I warned you guys back in August that you might get sick of me as a result of what might seem like near-constant and shameless self-promotion, and I’m just as sick about it now as I was then. But again, it’s arguably the worst part of a job that’s otherwise perfect. Today I’ll be surrounding my annoying pushes to get you to buy the Cracked book for all of your loved ones with some anecdotes.
We had a book signing/discussion at the Barnes and Noble in Santa Monica last night.
That’s me with my friends and coworkers, talking about this thing that we all poured our butts into. Look at how nice Michael looks with a beard.We talked about how we all liked that the book was formatted as a textbook because it allowed us to put jokes absolutely everywhere. We all subscribe to the belief that no comedic stone should ever be left unturned which is why the ratio of jokes-per-square-inch in the De-Textbook is so high.

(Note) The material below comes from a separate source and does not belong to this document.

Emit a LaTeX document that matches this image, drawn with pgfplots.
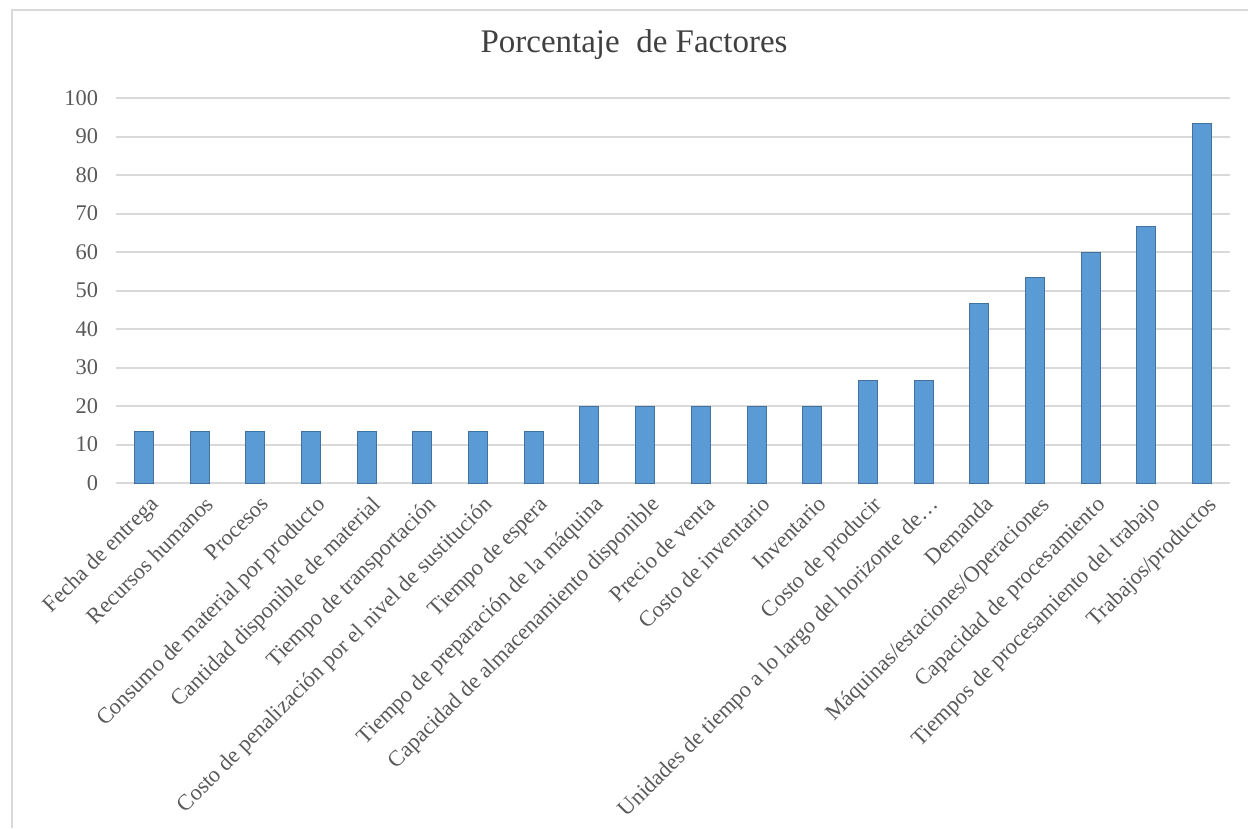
\documentclass[border=0pt]{standalone}
\usepackage{pgfplots}
\pgfplotsset{compat=1.18}
\usepackage{fontspec}
\setmainfont{Liberation Serif}
\definecolor{barblue}{HTML}{5B9BD5}
\definecolor{baredge}{HTML}{41719C}
\definecolor{gridgray}{HTML}{D9D9D9}
\definecolor{txtgray}{HTML}{595959}
\definecolor{titlegray}{HTML}{404040}
\begin{document}
\begin{tikzpicture}[x=1bp,y=1bp]
\useasboundingbox (-58,-172.5) rectangle (566,241.5);
\draw[gridgray, line width=1bp] (-52,-172.5) -- (-52,236.75) -- (566,236.75);
\node[anchor=base, text=titlegray, font=\fontsize{16.5bp}{19bp}\selectfont] at (259,215.5) {Porcentaje\ \ de Factores};
\begin{axis}[
  at={(0,0)}, anchor=south west,
  scale only axis,
  width=557bp, height=192.5bp,
  xmin=-0.5, xmax=19.5,
  ymin=0, ymax=100,
  ytick={0,10,...,100},
  xtick={0,1,...,19},
  xticklabels={Fecha de entrega, Recursos humanos, Procesos, Consumo de material por producto, Cantidad disponible de material, Tiempo de transportación, Costo de penalización por el nivel de sustitución, Tiempo de espera, Tiempo de preparación de la máquina, Capacidad de almacenamiento disponible, Precio de venta, Costo de inventario, Inventario, Costo de producir, Unidades de tiempo a lo largo del horizonte de…, Demanda, Máquinas/estaciones/Operaciones, Capacidad de procesamiento, Tiempos de procesamiento del trabajo, Trabajos/productos},
  major tick length=0pt,
  axis line style={draw=none},
  ymajorgrids,
  grid style={gridgray, line width=1bp},
  /pgf/number format/assume math mode=true,
  tick label style={text=txtgray, font=\fontsize{11.2bp}{13bp}\selectfont},
  yticklabel style={xshift=-5.5bp},
  xticklabel style={rotate=45, anchor=north east, inner sep=1.5bp, yshift=-4bp, xshift=-1bp},
  clip=false,
]
\addplot[ybar, bar width=9.5bp, fill=barblue, draw=baredge, line width=0.5bp] coordinates {
(0,13.33) (1,13.33) (2,13.33) (3,13.33) (4,13.33) (5,13.33) (6,13.33) (7,13.33)
(8,20) (9,20) (10,20) (11,20) (12,20)
(13,26.67) (14,26.67)
(15,46.67) (16,53.33) (17,60) (18,66.67) (19,93.33)
};
\end{axis}
\end{tikzpicture}
\end{document}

We’re not just writing text jokes; we get to come up with funny images, and funny captions for those images, and funny little “Did You Know” sidebars. When we were taking this book into the homestretch, the mantra was “Hey everyone, look at this page; is there room for absolutely anymore jokes at all?” If you like Cracked, know that all of your favorite Cracked writers spent hours and hours trying to beat each other’s jokes in the best competition ever. “What’s your best joke for this caption Wong? Nice. Can you beat it Soren? Great joke. Michael, how about you?” Jokes topping jokes all week long. Just joke-beating. It was a “Beat Off.”
Nope. Don’t want to call it that. A “Joke Off.” Better, I guess.
Hey look everyone, it’s a really nice picture I ruined with Daniel Face. Asshole.
At any rate please buy our book. Not that it matters, but I don’t actually own a piece of this book, so I’m not asking you to buy to fatten my own pockets, or anything. I’m just really proud of how this thing turned out because it looks so awesome and the team worked so hard on it and I want to share it with everybody.
Also it’s still crazy to me, a little punk from Jersey, that I even have the chance to pimp books at people. When I first moved to California, I took my lunch breaks in that Barnes and Noble and read comics, and now they have a book in there with my name in it, and holy crap, what if cute girls read it wouldn’t that be rad?! And terrifying?!
No one should be spending their last dime on this book, or anything, but if you’re looking for a fun Christmas gift for your nephew who is just at the age where he might start being interesting, The De-Textbook is a great fit. It is absolutely the kind of book that I would have wanted as a curious, excitable and kind of weird fourteen-year-old. It’s also a great gift for your aunt or uncle that might be a huge trivia buff. Also it’s perfect for parents and teachers and siblings. Babies. Buy the book for babies, the pictures are bright and colorful and only a few of them are completely terrifying.
Pretty soon I won’t have to promote this book anymore, but I will always be proud of it. It’s a nice, physical thing to have that I can wave around at my relatives who, for the last six years, have described my job as “He does something for the internet, I think. IT maybe?”
We spilled the internet all over real life and made a book with the sole purpose of making it easier for me to describe my job to old people. And you can buy it! If you feel like it!